The highest of these centres exceed 4500 m of altitude. Some of these volcanoes still display craters. Extrusive bodies such as lava domes are also found, as well as two calderas associated with stratovolcanoes. Smaller centres sometimes also have central calderas with extrusive domes, some of these calderas reach diameters of 2–3 km.

The Dacht-i-Navar group lies mainly within the southern part of a geological depression with dimensions of 100 × 30 km. The few more northern centres are separated from the main complex by the clay-filled Nawar basin and a surrounding Pleistocene terrace. The infill, which includes volcanic material, is likely thicker than 100 m. This basin has an altitude of 3125 m, but it is surrounded by higher summits. Despite evaporation, a lake persists within the basin. Probably, the depression was once a valley cut into schists which are pre-Devonian and still crop out in some places. This valley drained southwestward towards the Arghandab River that was eventually blocked by volcanic activity. The Ab-i-Khanduli dry valley still connects Dacht-i-Navar to the Arghandab river. Another possibility is that the valley originally drained eastward towards Qarabagh.
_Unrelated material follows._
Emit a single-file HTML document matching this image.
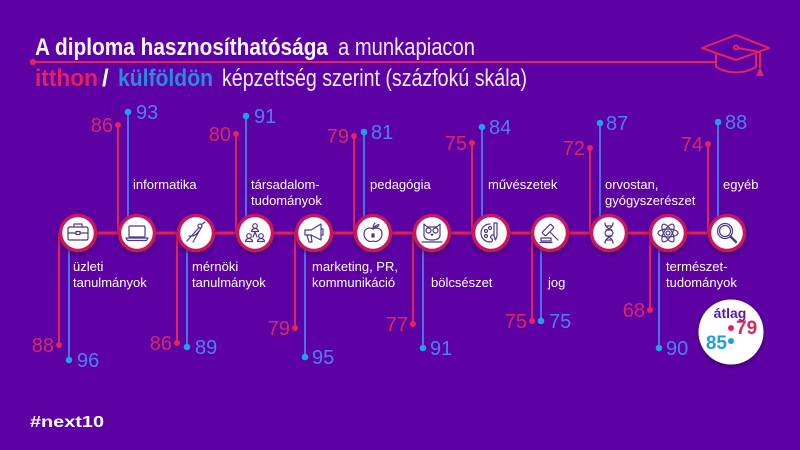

Metamorphic rocks of Paleozoic age form the basement. Additional volcanic centres are found both west and east of Dacht-i-Navar. The volcanism appears to be associated with left-lateral strike-slip faulting in the area.

=== Petrology ===

The field has erupted andesite and dacite. The dacites are found in the lower parts and the andesites in the upper part of the volcanic deposits; some rhyodacites and rhyolites are found among the oldest rocks. The rocks have a porphyric nature and phenocrysts include amphibole, biotite, clinopyroxene, magnetite, olivine, orthopyroxene, plagioclase and quartz, with different rock types having different composition. Chemically, the rocks belong to the calc-alkaline series.

Dacht-i-Navar is a source of obsidian, one of the few in Southwest Asia. Some Paleolithic archeological sites in the area have used this obsidian. This obsidian does not appear to have been transported to large distances from Dacht-i-Nawar.

== Eruptive history ==

Potassium-argon dating has yielded ages of 2.7–2.8 million years ago for the dacites. Quaternary pebbles lie on top of the andesites. The Zarkadak volcano was active 1.68–1.59 million years ago. One eruption deposit of Mamikala has a volume of over 10 km3. Volcanic activity involved the eruption of ignimbrites followed by the extrusion of lava domes. Volcanic activity at Dacht-i-Navar was accompanied by the activity of hot springs that deposited travertine.

Dacht-i-Navar is considered to be the source of volcanic ash layers found in the Sivalik Hills that were erupted 2.31 ± 0.84 to 2.8 ± 0.56 million years ago. Such tephra deposits have been reported from Jammu in India and Chandigarh in India, sometimes about 1000 km away from Dacht-i-Navar.

The age of the last eruption is unknown. No SO_{2} emissions from this volcanic group have been detected over Pakistan, but hot springs are still active in the Dacht-i-Navar basin.